- _Set exercise_
Retype only the lines running from the beginning of the entries below to the line with "ReferenceLine, Legend, Cell", both included. Do not include pictures.

- _Entries provided_

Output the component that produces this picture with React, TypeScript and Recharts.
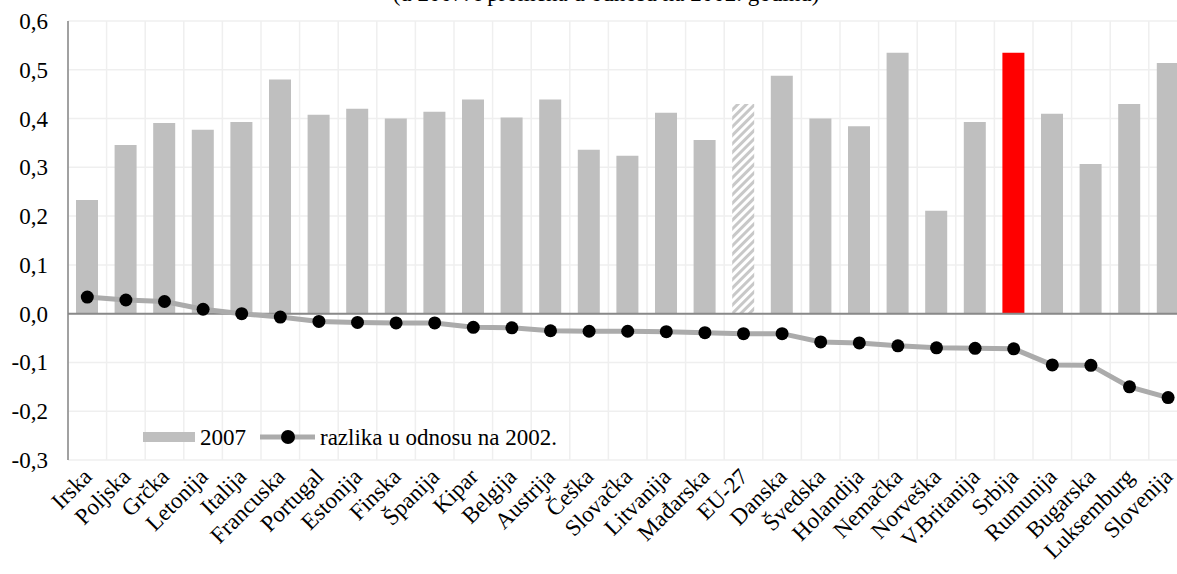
import React from 'react';
import { ComposedChart, Bar, Line, XAxis, YAxis, CartesianGrid, ReferenceLine, Legend, Cell } from 'recharts';

const countries = [
  'Irska', 'Poljska', 'Grčka', 'Letonija', 'Italija', 'Francuska', 'Portugal', 'Estonija',
  'Finska', 'Španija', 'Kipar', 'Belgija', 'Austrija', 'Češka', 'Slovačka', 'Litvanija',
  'Mađarska', 'EU-27', 'Danska', 'Švedska', 'Holandija', 'Nemačka', 'Norveška', 'V.Britanija',
  'Srbija', 'Rumunija', 'Bugarska', 'Luksemburg', 'Slovenija',
];

const values2007 = [
  0.233, 0.346, 0.391, 0.377, 0.393, 0.48, 0.408, 0.42,
  0.4, 0.414, 0.439, 0.402, 0.439, 0.336, 0.324, 0.412,
  0.356, 0.43, 0.488, 0.4, 0.384, 0.535, 0.211, 0.393,
  0.535, 0.41, 0.307, 0.43, 0.514,
];

const diffFrom2002 = [
  0.034, 0.028, 0.025, 0.009, 0.0, -0.007, -0.016, -0.018,
  -0.019, -0.019, -0.028, -0.029, -0.035, -0.036, -0.036, -0.037,
  -0.039, -0.041, -0.041, -0.058, -0.06, -0.066, -0.07, -0.071,
  -0.072, -0.105, -0.106, -0.15, -0.172,
];

const yTicks = [-0.3, -0.2, -0.1, 0, 0.1, 0.2, 0.3, 0.4, 0.5, 0.6];

const data = countries.map((name, i) => ({
  name,
  v2007: values2007[i],
  diff: diffFrom2002[i],
}));

const FONT = "'Liberation Serif', 'Times New Roman', serif";
const txt = { fontFamily: FONT, fontSize: 23 };

const barFill = (name: string) => {
  if (name === 'Srbija') return '#ff0000';
  if (name === 'EU-27') return 'url(#euHatch)';
  return '#bfbfbf';
};

const XTick = (props: any) => {
  const { x, y, payload } = props;
  return (
    <g transform={`translate(${x + 6},${y + 10})`}>
      <text x={0} y={0} textAnchor="end" transform="rotate(-45)" fill="#000" style={txt}>
        {payload.value}
      </text>
    </g>
  );
};

const YTick = (props: any) => {
  const { x, y, payload } = props;
  return (
    <text x={x} y={y} dy={8} textAnchor="end" fill="#000" style={txt}>
      {Number(payload.value).toFixed(1).replace('.', ',')}
    </text>
  );
};

const LegendBox = () => (
  <svg width={440} height={30} style={{ overflow: 'visible' }}>
    <rect x={3} y={7} width={52} height={10} fill="#bfbfbf" />
    <text x={60} y={20} fill="#000" style={txt}>2007</text>
    <line x1={120} y1={12} x2={175} y2={12} stroke="#ababab" strokeWidth={5} />
    <circle cx={148} cy={12} r={7} fill="#000" />
    <text x={180} y={20} fill="#000" style={txt}>razlika u odnosu na 2002.</text>
  </svg>
);

export default function App() {
  return (
    <div style={{ position: 'absolute', left: 0, top: 0, width: 1177, height: 574, overflow: 'hidden', background: '#fff', fontFamily: FONT }}>
      <svg width={0} height={0} style={{ position: 'absolute' }}>
        <defs>
          <pattern id="euHatch" patternUnits="userSpaceOnUse" width={6} height={6} patternTransform="rotate(45)">
            <rect width={6} height={6} fill="#ffffff" />
            <rect width={3} height={6} fill="#c8c8c8" />
          </pattern>
        </defs>
      </svg>
      <svg width={1177} height={20} style={{ position: 'absolute', left: 0, top: 0 }}>
        <text x={606} y={0.5} textAnchor="middle" fill="#000" style={txt}>
          (u 2007. i promena u odnosu na 2002. godinu)
        </text>
      </svg>
      <ComposedChart
        width={1200}
        height={574}
        data={data}
        margin={{ top: 21, right: 12.6, bottom: 0, left: 0 }}
      >
        <CartesianGrid
          stroke="#efefef"
          strokeWidth={1.5}
          verticalCoordinatesGenerator={({ offset }: any) =>
            Array.from({ length: countries.length + 1 }, (_, i) => offset.left + (i * offset.width) / countries.length)
          }
        />
        <XAxis
          dataKey="name"
          interval={0}
          height={114}
          axisLine={false}
          tickLine={false}
          tick={<XTick />}
        />
        <YAxis
          width={68}
          domain={[-0.3, 0.6]}
          ticks={yTicks}
          allowDataOverflow
          axisLine={{ stroke: '#868686', strokeWidth: 1.5 }}
          tickLine={false}
          tickMargin={14}
          tick={<YTick />}
        />
        <Bar dataKey="v2007" barSize={22} isAnimationActive={false}>
          {data.map((d) => (
            <Cell key={d.name} fill={barFill(d.name)} />
          ))}
        </Bar>
        <ReferenceLine y={0} stroke="#898989" strokeWidth={2} />
        <Line
          dataKey="diff"
          type="linear"
          stroke="#ababab"
          strokeWidth={5}
          dot={{ r: 6.5, fill: '#000', stroke: '#000', strokeWidth: 0 }}
          isAnimationActive={false}
        />
        <Legend
          layout="horizontal"
          verticalAlign="middle"
          content={() => <LegendBox />}
          wrapperStyle={{ left: 140, top: 425, width: 440, height: 30 }}
        />
      </ComposedChart>
    </div>
  );
}
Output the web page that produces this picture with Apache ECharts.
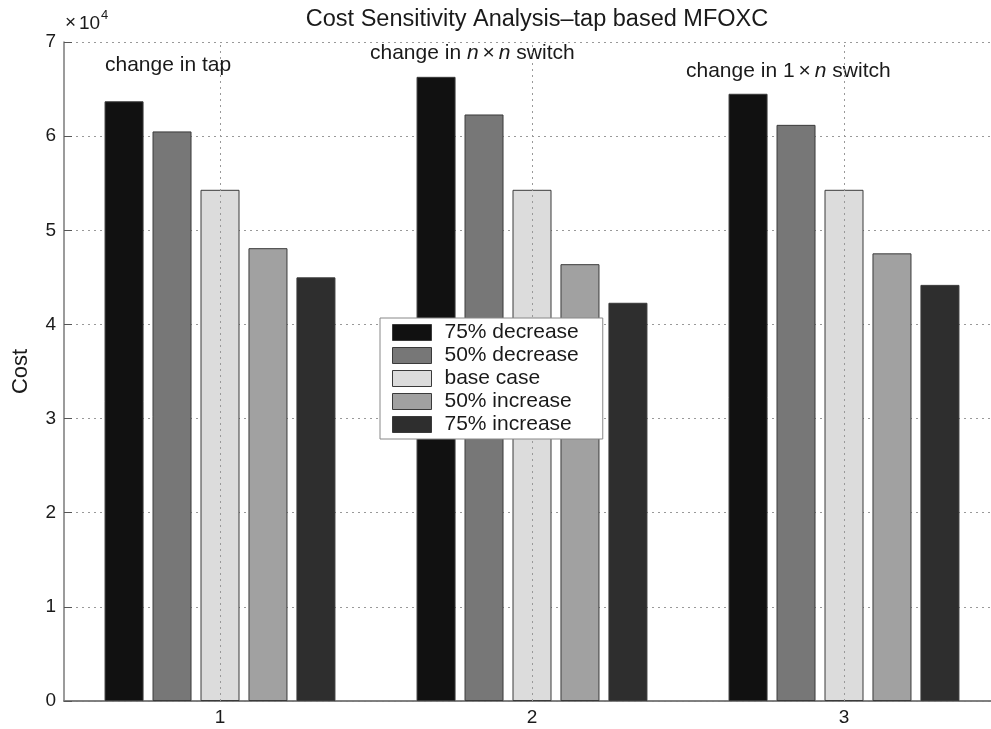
<!DOCTYPE html>
<html>
<head>
<meta charset="utf-8">
<script src="https://cdn.jsdelivr.net/npm/echarts@6/dist/echarts.min.js"></script>
<style>
  html, body { margin: 0; padding: 0; background: #fff; overflow: hidden; }
  /* the original axes box runs a little past the right edge of the picture */
  #chart { width: 1000px; height: 729px; }
</style>
</head>
<body>
<div id="chart"></div>
<script>
const categories = ['1', '2', '3'];
const seriesNames = ['75% decrease', '50% decrease', 'base case', '50% increase', '75% increase'];
const dec75 = [6.37, 6.63, 6.45];
const dec50 = [6.05, 6.23, 6.12];
const baseCase = [5.43, 5.43, 5.43];
const inc50 = [4.81, 4.64, 4.755];
const inc75 = [4.50, 4.23, 4.42];
const yTicks = [0, 1, 2, 3, 4, 5, 6, 7];
const barColors = ['#111111', '#777777', '#dcdcdc', '#a1a1a1', '#2e2e2e'];

const font = '"Liberation Sans", Arial, Helvetica, sans-serif';
const ink = '#1a1a1a';
const axisGray = '#7a7a7a';
const allValues = [dec75, dec50, baseCase, inc50, inc75];

let chart = echarts.init(document.getElementById('chart'));

const series = allValues.map((data, i) => ({
    name: seriesNames[i],
    type: 'bar',
    data,
    barWidth: 39,
    barGap: '23%',
    itemStyle: {
        color: barColors[i],
        borderColor: '#3a3a3a',
        borderWidth: 1
    },
    z: 3
}));
// dotted vertical grid lines at the category centres
series.push({
    name: 'xgrid',
    type: 'line',
    data: [],
    markLine: {
        silent: true,
        symbol: 'none',
        label: { show: false },
        lineStyle: { color: '#999', type: [2, 4], width: 1 },
        data: categories.map(c => ({ xAxis: c }))
    },
    z: 4
});

const annoRich = {
    i: { fontSize: 21, fontStyle: 'italic', fontFamily: font, fill: ink },
    x: { fontSize: 21, fontFamily: font, fill: ink, padding: [0, 4, 0, 4] }
};

chart.setOption({
    animation: false,
    textStyle: { fontFamily: font },
    title: {
        text: 'Cost Sensitivity Analysis\u2013tap based MFOXC',
        left: 532,
        textAlign: 'center',
        top: 3,
        textStyle: { fontSize: 23.5, fontWeight: 'normal', color: ink, fontFamily: font }
    },
    grid: {
        left: 64,
        right: 0,
        top: 42,
        bottom: 28
    },
    legend: {
        orient: 'vertical',
        left: 380,
        top: 318,
        data: seriesNames,
        itemWidth: 39,
        itemHeight: 16,
        itemGap: 0,
        padding: [3, 24, 3, 12],
        backgroundColor: '#fff',
        borderColor: '#888',
        borderWidth: 1,
        borderRadius: 0,
        icon: 'rect',
        itemStyle: { borderColor: '#3a3a3a', borderWidth: 1 },
        textStyle: { fontSize: 21, lineHeight: 23, color: ink, fontFamily: font, padding: [0, 0, 0, 8] },
        selectedMode: false,
        z: 10
    },
    xAxis: [{
        type: 'category',
        data: categories,
        position: 'bottom',
        axisLine: { lineStyle: { color: axisGray, width: 1.5 } },
        axisTick: { inside: true, alignWithLabel: true, length: 8, lineStyle: { color: '#555' } },
        axisLabel: { fontSize: 19, color: ink, margin: 7 },
        splitLine: { show: false }
    }, {
        type: 'category',
        data: categories,
        position: 'top',
        axisLine: { lineStyle: { color: axisGray, width: 1.5 } },
        axisTick: { inside: true, alignWithLabel: true, length: 8, lineStyle: { color: '#555' } },
        axisLabel: { show: false },
        splitLine: { show: false }
    }],
    yAxis: [{
        type: 'value',
        min: yTicks[0],
        max: yTicks[yTicks.length - 1],
        interval: 1,
        name: 'Cost',
        nameLocation: 'middle',
        nameGap: 32,
        nameTextStyle: { fontSize: 22, color: ink },
        axisLine: { show: true, lineStyle: { color: axisGray, width: 1.5 } },
        axisTick: { show: true, inside: true, length: 8, lineStyle: { color: '#555' } },
        axisLabel: { fontSize: 19, color: ink, margin: 8 },
        splitLine: { show: true, lineStyle: { color: '#999', type: [2, 4], width: 1 } }
    }, {
        type: 'value',
        min: yTicks[0],
        max: yTicks[yTicks.length - 1],
        interval: 1,
        position: 'right',
        axisLine: { show: true, lineStyle: { color: axisGray, width: 1.5 } },
        axisTick: { show: true, inside: true, length: 8 },
        axisLabel: { show: false },
        splitLine: { show: false }
    }],
    graphic: [{
        type: 'text',
        left: 65,
        top: 13,
        style: { text: '\u00d7', fontSize: 19, fontFamily: font, fill: ink }
    }, {
        type: 'text',
        left: 79,
        top: 14,
        style: { text: '10', fontSize: 19, fontFamily: font, fill: ink }
    }, {
        type: 'text',
        left: 101,
        top: 9,
        style: { text: '4', fontSize: 13, fontFamily: font, fill: ink }
    }, {
        type: 'text',
        left: 105,
        top: 55,
        style: { text: 'change in tap', fontSize: 21, fontFamily: font, fill: ink }
    }, {
        type: 'text',
        left: 370,
        top: 43,
        style: {
            text: 'change in {i|n}{x|\u00d7}{i|n} switch',
            fontSize: 21,
            fontFamily: font,
            fill: ink,
            rich: annoRich
        }
    }, {
        type: 'text',
        left: 686,
        top: 61,
        style: {
            text: 'change in 1{x|\u00d7}{i|n} switch',
            fontSize: 21,
            fontFamily: font,
            fill: ink,
            rich: annoRich
        }
    }],
    series
});
</script>
</body>
</html>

- _Answer below_
Output the component that produces this picture with React, TypeScript and Recharts.
import React from 'react';
import { ComposedChart, Bar, Line, XAxis, YAxis, CartesianGrid, ReferenceLine, Legend, Cell } from 'recharts';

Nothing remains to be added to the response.